Floyd Hodge

No. 83
- Position:: Wide receiver

Personal information
- Born:: July 18, 1959 (age 65) Compton, California, U.S.
- Height:: 6 ft 0 in (1.83 m)
- Weight:: 195 lb (88 kg)

Career information
- High school:: Centennial (Compton)
- College:: Utah
- Undrafted:: 1981

Career history
- Atlanta Falcons (1981–1984);

Career NFL statistics
- Receptions:: 63
- Receiving yards:: 674
- Touchdowns:: 4
- Stats at Pro Football Reference

= Floyd Hodge =

American football player (born 1959)

Floyd Hodge (born July 18, 1959) is an American former professional football player who was a wide receiver for the Atlanta Falcons of the National Football League (NFL). He played college football for the Utah Utes.

==College career==
A native of Compton, California, Hodge played two years of football at Los Angeles Valley College, where he was also a long jumper on the track and field team.
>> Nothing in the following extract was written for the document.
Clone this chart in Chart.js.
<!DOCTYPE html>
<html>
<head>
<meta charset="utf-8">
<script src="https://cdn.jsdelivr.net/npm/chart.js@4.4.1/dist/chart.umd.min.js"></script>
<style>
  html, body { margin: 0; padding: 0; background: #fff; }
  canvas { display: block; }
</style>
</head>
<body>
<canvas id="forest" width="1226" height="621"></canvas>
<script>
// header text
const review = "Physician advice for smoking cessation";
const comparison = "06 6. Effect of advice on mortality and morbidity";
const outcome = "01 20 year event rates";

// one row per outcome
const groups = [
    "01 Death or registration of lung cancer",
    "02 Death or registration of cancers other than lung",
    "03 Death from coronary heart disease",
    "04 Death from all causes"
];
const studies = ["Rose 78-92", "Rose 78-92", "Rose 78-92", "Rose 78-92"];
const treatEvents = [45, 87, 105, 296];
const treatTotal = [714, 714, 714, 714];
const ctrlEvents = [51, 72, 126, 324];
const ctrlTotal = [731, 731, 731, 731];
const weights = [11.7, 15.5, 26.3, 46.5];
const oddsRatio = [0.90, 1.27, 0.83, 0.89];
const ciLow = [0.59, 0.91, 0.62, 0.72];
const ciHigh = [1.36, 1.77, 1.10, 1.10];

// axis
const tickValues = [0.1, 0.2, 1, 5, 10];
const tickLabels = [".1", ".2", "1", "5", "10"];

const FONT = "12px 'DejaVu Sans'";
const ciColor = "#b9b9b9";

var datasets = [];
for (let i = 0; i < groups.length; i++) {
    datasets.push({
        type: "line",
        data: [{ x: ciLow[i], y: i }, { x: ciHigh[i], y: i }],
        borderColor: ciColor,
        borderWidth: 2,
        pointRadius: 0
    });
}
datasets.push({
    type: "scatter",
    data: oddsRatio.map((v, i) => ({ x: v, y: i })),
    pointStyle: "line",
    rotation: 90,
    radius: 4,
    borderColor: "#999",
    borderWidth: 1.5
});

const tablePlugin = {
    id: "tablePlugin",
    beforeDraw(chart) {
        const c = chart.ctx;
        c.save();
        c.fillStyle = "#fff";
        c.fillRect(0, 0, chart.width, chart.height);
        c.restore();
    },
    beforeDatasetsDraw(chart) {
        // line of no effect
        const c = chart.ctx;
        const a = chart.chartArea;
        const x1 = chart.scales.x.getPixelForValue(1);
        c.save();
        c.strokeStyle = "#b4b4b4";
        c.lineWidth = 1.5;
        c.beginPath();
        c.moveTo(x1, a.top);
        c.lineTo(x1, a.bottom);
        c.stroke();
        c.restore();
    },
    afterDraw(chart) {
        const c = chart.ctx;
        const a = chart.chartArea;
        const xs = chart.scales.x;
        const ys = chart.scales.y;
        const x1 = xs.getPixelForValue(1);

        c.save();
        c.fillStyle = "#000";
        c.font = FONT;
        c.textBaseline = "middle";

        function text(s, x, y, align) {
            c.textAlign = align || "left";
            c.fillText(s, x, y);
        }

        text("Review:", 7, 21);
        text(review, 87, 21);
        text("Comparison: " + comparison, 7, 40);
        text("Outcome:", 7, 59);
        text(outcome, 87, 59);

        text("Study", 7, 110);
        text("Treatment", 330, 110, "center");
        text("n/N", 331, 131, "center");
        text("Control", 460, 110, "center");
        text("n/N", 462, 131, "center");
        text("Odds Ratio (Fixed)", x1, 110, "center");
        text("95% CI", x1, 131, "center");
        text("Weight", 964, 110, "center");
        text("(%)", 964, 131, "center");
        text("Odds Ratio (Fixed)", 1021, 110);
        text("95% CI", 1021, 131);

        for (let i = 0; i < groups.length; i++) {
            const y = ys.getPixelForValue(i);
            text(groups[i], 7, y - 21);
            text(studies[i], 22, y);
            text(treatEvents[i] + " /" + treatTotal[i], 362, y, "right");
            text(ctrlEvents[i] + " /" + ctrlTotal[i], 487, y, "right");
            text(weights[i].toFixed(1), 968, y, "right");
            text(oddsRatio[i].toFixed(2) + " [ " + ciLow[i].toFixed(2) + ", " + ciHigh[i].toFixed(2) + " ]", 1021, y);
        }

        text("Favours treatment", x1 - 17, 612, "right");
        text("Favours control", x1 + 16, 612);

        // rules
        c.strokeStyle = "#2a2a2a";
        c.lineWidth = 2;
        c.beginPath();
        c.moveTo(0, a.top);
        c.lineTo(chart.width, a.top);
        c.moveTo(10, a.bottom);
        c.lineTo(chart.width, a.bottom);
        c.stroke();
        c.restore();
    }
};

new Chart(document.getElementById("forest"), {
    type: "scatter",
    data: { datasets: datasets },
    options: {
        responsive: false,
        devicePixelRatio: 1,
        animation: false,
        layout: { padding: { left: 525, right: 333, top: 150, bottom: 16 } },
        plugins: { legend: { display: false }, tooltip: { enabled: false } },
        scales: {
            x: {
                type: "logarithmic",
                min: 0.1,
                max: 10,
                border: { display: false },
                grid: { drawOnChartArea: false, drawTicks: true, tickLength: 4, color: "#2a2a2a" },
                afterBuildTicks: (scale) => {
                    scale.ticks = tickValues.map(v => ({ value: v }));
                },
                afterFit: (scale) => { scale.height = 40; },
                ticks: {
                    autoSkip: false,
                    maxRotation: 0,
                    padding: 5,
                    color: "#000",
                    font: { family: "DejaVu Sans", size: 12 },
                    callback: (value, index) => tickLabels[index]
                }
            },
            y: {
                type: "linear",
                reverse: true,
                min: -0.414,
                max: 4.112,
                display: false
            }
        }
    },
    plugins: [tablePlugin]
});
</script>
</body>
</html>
In 1979, Hodge emerged as an option quarterback at the University of Utah and became a starter midway through the season. As a senior in 1980, he played wide receiver for the Utes and caught 44 passes for 829 yards and five touchdowns.

==Professional career==
Hodge signed a free agent deal with the Atlanta Falcons in 1981. However, he spent the entire 1981 season on the injured reserve list. Hodge caught two touchdowns in his debut, a preseason win over the Minnesota Vikings in August 1982.

Hodge was cut by the Falcons in August 1985 after the team had acquired receiver Charlie Brown in a trade with the Washington Redskins. "I started counting receivers, and I knew something was up," said Hodge.